[Goal of the exercise]
From the listing below, copy word for word every line starting at the one that includes "Write the matplotlib code for this chart." and ending at the one that includes "plt.rcParams['font.family'] = ['Liberation"; the pictures are omitted.

[Saved entries]

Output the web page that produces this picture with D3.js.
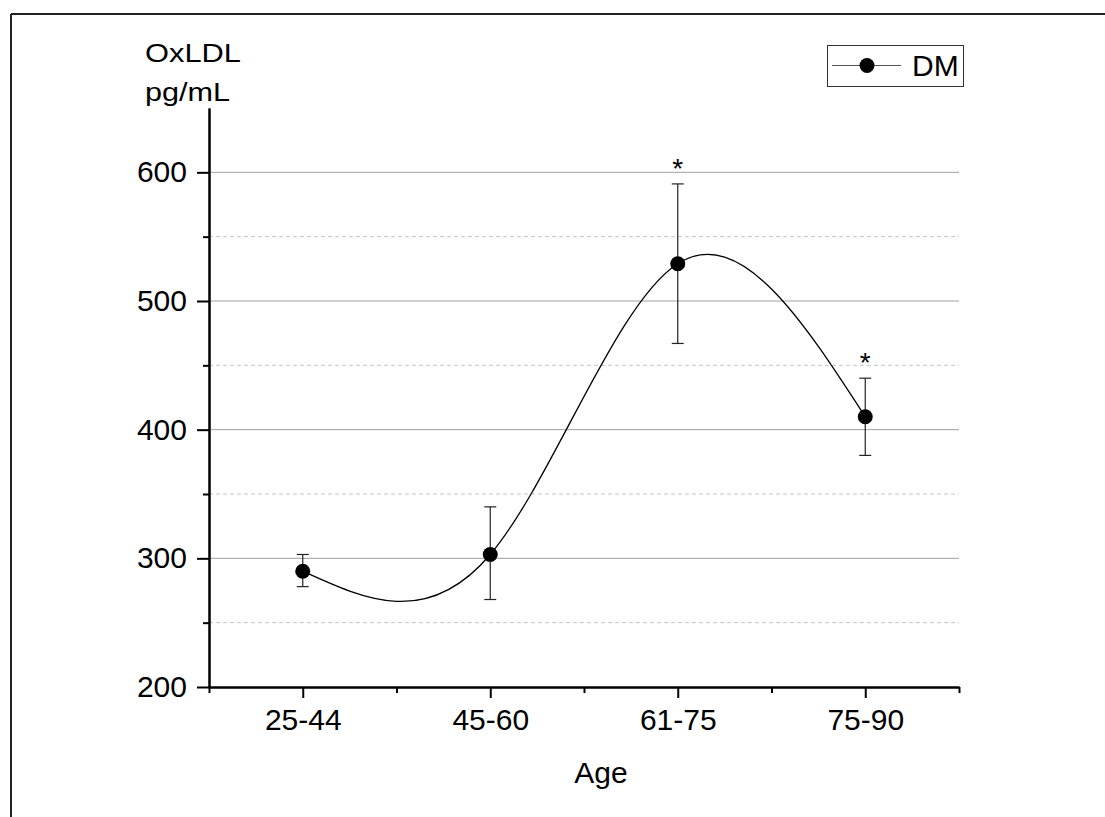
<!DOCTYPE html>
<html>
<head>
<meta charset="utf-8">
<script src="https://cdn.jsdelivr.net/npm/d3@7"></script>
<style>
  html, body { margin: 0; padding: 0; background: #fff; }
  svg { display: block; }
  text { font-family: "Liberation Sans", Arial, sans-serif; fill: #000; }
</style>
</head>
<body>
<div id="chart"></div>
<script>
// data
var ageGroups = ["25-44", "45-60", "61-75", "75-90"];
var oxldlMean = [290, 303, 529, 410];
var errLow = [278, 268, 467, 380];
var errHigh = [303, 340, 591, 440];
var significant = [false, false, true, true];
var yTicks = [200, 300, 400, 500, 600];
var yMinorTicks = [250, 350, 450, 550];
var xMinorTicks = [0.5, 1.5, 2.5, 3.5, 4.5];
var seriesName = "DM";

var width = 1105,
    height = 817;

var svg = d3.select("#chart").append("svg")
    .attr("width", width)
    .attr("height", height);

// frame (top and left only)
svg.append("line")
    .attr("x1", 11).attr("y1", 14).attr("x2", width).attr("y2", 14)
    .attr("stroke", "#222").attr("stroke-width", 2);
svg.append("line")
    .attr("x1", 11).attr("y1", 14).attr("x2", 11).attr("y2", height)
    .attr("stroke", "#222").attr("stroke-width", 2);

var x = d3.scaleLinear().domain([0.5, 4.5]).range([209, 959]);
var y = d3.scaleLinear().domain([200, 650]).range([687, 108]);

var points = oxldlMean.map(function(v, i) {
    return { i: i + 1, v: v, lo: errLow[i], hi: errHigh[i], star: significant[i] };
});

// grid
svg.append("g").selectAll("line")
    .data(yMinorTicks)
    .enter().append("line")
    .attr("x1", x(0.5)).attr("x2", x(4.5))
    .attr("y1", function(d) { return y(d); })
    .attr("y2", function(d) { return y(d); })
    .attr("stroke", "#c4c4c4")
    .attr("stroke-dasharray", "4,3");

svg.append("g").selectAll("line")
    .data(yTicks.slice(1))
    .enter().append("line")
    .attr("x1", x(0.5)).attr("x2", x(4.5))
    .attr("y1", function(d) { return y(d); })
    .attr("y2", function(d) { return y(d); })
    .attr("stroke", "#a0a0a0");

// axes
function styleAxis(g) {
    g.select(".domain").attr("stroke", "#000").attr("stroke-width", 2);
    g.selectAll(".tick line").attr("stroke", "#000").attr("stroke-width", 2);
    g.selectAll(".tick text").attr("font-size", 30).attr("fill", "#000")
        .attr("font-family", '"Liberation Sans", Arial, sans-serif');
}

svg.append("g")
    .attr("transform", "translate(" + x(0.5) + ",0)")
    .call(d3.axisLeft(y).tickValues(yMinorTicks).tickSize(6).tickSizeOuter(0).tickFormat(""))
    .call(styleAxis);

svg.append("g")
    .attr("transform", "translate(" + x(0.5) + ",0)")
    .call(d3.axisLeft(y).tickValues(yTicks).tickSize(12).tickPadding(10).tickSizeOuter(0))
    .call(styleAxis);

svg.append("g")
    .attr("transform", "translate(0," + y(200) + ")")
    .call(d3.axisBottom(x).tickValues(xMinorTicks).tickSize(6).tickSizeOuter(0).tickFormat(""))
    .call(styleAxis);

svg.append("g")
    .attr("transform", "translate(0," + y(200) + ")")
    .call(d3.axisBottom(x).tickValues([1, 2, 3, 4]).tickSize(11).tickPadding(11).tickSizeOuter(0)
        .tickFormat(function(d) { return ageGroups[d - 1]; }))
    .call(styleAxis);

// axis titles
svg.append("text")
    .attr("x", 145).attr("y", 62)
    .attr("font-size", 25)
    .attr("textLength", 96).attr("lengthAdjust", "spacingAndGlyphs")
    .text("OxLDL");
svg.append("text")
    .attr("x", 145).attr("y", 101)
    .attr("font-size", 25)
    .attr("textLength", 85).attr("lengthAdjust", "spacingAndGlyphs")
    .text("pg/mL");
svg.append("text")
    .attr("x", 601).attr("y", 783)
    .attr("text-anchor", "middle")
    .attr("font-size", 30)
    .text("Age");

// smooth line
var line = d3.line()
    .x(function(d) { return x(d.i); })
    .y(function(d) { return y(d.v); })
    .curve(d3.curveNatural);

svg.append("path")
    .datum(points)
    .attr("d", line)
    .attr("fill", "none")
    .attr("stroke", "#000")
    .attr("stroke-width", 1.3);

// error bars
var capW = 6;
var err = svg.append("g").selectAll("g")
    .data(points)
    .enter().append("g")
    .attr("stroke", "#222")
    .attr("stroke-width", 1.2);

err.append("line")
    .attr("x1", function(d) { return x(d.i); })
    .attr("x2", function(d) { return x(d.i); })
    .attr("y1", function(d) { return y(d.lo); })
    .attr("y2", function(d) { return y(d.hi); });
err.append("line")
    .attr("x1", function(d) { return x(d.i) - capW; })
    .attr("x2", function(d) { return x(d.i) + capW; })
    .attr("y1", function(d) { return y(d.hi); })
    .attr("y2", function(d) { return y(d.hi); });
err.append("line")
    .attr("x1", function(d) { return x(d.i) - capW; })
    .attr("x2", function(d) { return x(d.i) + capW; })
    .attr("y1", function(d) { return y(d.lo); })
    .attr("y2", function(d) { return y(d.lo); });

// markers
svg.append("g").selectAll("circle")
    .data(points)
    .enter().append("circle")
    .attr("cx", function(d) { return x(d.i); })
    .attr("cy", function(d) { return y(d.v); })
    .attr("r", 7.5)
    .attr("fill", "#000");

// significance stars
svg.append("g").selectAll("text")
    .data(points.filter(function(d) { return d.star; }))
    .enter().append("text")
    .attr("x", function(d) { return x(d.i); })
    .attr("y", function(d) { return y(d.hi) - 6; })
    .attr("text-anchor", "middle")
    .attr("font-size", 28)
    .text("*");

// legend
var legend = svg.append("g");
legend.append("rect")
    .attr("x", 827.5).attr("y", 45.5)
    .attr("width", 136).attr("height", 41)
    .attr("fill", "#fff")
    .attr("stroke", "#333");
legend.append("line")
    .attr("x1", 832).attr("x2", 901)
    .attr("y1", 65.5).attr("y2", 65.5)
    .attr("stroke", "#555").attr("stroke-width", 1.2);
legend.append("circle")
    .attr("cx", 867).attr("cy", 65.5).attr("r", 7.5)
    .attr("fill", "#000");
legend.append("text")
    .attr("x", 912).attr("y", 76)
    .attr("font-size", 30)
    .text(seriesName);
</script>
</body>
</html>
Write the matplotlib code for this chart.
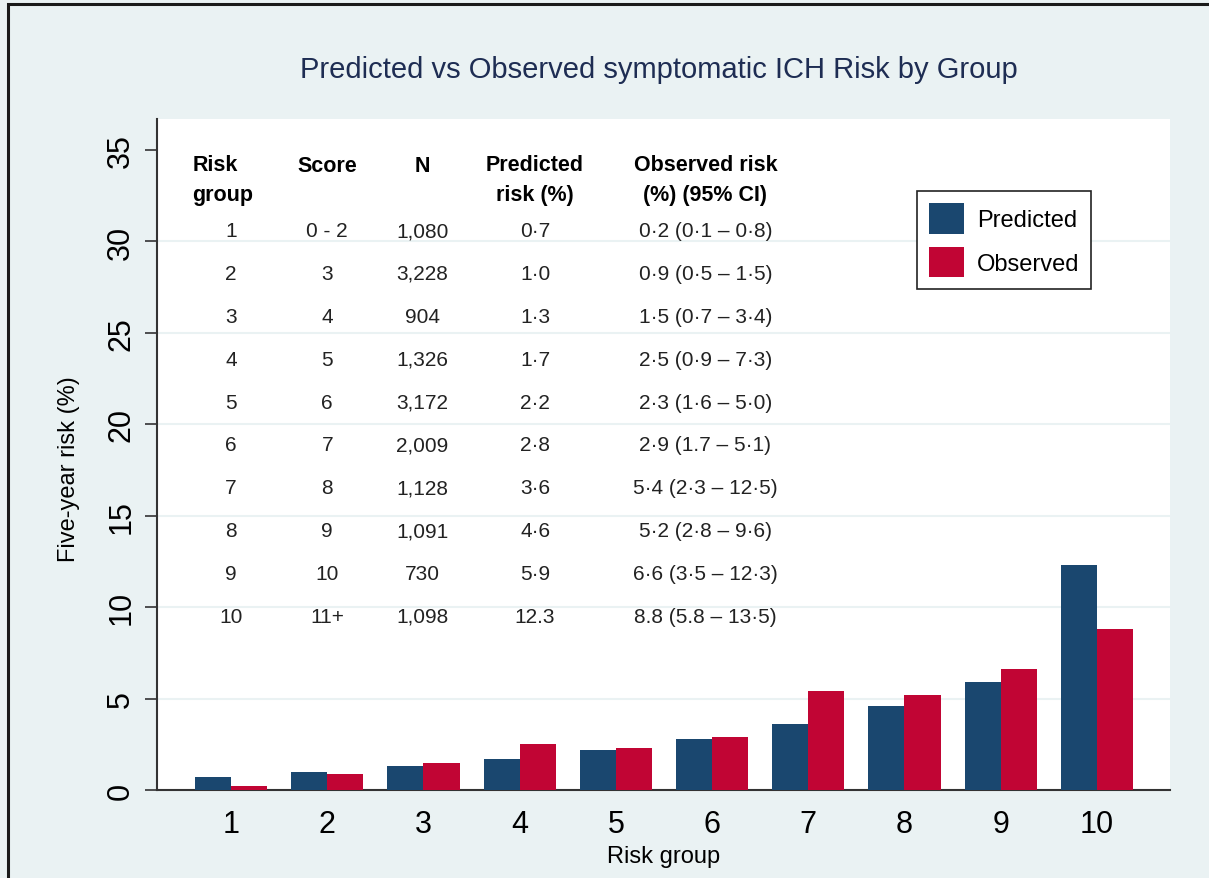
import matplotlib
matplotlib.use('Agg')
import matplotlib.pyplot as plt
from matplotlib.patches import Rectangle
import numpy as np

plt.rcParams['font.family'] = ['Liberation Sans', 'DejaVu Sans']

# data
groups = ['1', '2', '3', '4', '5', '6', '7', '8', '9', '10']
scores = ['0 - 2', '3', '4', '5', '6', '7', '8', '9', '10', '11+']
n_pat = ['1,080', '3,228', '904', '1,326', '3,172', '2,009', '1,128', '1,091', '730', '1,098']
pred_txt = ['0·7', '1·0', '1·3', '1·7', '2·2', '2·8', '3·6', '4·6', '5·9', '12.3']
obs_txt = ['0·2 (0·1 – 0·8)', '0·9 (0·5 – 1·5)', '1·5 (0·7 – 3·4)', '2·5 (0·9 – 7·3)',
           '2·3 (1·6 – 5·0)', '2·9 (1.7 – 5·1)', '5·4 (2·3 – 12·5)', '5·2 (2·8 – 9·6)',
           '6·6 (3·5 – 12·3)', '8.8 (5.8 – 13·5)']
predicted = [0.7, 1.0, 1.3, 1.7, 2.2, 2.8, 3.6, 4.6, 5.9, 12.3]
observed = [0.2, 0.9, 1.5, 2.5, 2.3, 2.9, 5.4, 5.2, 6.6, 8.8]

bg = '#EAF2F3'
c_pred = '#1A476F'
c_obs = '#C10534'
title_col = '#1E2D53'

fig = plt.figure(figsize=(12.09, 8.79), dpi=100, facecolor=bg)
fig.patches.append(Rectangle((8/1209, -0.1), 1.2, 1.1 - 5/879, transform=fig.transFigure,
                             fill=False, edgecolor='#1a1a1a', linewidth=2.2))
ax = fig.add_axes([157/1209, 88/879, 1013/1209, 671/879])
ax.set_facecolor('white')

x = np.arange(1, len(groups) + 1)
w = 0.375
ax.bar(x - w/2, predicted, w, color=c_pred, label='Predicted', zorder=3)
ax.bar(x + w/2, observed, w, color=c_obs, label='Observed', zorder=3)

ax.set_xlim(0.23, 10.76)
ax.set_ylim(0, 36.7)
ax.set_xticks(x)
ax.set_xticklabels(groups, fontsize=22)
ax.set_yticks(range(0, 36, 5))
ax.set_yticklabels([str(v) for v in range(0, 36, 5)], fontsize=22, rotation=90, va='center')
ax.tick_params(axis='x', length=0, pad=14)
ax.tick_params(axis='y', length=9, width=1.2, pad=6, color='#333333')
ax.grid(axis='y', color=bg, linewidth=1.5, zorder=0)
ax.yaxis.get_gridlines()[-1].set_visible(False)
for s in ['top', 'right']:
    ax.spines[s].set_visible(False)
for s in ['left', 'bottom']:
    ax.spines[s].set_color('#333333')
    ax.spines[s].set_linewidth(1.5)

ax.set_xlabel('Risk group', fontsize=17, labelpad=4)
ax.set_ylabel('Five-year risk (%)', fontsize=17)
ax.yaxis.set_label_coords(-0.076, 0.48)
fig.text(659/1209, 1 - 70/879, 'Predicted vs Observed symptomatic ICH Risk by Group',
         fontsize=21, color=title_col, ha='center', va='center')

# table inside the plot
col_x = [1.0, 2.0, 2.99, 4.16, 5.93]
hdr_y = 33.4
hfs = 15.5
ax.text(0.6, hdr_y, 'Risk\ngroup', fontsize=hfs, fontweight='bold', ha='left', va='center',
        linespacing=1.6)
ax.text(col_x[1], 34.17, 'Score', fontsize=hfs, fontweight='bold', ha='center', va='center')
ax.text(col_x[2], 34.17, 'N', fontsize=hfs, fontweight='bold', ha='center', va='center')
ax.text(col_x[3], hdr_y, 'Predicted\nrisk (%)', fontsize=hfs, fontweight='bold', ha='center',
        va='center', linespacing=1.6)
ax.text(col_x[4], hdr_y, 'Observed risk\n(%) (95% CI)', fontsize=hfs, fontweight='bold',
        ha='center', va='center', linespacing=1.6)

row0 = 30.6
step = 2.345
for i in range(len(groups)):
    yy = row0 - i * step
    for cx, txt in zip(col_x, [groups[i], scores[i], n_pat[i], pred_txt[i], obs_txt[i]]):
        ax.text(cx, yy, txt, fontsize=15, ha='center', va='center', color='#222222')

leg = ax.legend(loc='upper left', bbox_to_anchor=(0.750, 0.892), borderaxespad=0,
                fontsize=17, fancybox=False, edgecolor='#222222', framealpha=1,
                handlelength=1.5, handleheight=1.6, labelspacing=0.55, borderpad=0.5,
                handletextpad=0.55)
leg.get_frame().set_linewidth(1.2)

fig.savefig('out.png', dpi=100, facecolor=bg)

[Finished answer]
Write the matplotlib code for this chart.
import matplotlib
matplotlib.use('Agg')
import matplotlib.pyplot as plt
from matplotlib.patches import Rectangle
import numpy as np

plt.rcParams['font.family'] = ['Liberation Sans', 'DejaVu Sans']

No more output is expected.